Using the listing below, report all lines holding the word "React".

• **COLLECTED MATERIAL**
--- START ---

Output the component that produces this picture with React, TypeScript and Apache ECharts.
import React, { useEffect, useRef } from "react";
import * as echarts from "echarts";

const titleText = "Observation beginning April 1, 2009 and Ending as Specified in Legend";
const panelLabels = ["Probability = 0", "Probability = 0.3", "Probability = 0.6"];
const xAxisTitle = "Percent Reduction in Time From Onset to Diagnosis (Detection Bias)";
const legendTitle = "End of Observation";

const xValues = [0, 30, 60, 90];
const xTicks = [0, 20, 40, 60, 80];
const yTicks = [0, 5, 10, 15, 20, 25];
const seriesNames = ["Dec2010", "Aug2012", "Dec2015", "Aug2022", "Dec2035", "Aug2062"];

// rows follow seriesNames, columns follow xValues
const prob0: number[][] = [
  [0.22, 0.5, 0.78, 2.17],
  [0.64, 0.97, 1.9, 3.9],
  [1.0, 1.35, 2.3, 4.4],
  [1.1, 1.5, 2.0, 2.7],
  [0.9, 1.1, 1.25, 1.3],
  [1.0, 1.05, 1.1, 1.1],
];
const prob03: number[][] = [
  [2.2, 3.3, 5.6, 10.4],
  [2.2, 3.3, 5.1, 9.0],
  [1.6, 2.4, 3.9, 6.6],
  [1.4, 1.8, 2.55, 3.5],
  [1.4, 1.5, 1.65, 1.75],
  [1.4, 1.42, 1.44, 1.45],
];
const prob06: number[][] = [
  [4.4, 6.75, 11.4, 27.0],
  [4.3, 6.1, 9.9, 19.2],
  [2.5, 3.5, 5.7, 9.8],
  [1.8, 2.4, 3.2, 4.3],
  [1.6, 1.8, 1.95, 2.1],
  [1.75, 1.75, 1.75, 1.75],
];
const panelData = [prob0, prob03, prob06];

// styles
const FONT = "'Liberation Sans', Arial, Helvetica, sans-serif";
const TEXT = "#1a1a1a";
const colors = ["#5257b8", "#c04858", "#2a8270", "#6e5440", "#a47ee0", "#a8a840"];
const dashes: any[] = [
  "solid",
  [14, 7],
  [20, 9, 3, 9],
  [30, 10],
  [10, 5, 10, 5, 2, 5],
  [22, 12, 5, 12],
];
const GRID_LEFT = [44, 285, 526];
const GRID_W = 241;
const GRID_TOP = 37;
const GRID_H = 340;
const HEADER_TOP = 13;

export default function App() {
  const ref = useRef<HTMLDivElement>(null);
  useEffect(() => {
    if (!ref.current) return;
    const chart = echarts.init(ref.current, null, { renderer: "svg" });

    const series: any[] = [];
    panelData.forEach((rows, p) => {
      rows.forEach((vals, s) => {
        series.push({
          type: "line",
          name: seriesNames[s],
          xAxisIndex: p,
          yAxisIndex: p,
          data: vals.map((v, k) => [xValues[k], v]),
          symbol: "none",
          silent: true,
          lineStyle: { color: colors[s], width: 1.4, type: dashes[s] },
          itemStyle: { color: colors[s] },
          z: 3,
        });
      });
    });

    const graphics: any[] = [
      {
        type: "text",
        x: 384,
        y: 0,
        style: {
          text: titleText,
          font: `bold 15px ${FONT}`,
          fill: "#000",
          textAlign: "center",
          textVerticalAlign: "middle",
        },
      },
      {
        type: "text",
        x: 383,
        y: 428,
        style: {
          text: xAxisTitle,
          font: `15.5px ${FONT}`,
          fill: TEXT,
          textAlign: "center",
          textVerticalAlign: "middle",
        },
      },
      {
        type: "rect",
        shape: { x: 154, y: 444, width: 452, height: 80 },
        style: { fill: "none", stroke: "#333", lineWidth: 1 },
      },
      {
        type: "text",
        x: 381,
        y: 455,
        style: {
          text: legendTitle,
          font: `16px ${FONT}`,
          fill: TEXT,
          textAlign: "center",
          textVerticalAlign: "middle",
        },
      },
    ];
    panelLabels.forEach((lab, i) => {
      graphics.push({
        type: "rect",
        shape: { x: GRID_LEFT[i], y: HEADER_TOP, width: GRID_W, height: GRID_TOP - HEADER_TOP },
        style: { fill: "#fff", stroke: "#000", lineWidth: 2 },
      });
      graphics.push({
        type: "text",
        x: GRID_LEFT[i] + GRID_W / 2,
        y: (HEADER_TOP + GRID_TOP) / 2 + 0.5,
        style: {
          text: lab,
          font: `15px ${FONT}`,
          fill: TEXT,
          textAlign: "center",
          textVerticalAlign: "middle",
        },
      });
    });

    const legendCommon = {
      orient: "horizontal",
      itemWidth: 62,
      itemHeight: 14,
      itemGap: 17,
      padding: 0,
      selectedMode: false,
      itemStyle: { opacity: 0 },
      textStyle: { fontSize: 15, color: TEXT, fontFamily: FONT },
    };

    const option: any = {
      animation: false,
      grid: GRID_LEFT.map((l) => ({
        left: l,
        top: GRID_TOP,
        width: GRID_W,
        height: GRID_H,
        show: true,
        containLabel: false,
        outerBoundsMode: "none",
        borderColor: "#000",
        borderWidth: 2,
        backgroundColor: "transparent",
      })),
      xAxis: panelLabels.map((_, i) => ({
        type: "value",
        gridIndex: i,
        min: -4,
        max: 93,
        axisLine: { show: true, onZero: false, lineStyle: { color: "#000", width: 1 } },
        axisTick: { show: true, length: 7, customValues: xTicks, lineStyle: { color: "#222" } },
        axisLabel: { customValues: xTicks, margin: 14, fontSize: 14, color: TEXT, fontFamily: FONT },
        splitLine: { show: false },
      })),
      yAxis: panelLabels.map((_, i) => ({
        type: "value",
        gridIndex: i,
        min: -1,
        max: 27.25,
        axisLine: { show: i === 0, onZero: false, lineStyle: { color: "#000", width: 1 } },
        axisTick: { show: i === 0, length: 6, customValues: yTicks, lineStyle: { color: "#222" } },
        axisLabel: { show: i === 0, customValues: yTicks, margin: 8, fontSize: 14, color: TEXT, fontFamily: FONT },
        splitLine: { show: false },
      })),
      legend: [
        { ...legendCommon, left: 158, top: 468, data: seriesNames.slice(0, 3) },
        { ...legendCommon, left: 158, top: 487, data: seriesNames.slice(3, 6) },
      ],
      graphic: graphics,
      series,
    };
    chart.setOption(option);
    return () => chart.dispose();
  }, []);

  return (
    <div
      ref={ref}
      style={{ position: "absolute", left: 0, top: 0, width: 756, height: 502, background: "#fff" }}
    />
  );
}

--- END ---

• **ANSWER BELOW**
Output the component that produces this picture with React, TypeScript and Apache ECharts.
import React, { useEffect, useRef } from "react";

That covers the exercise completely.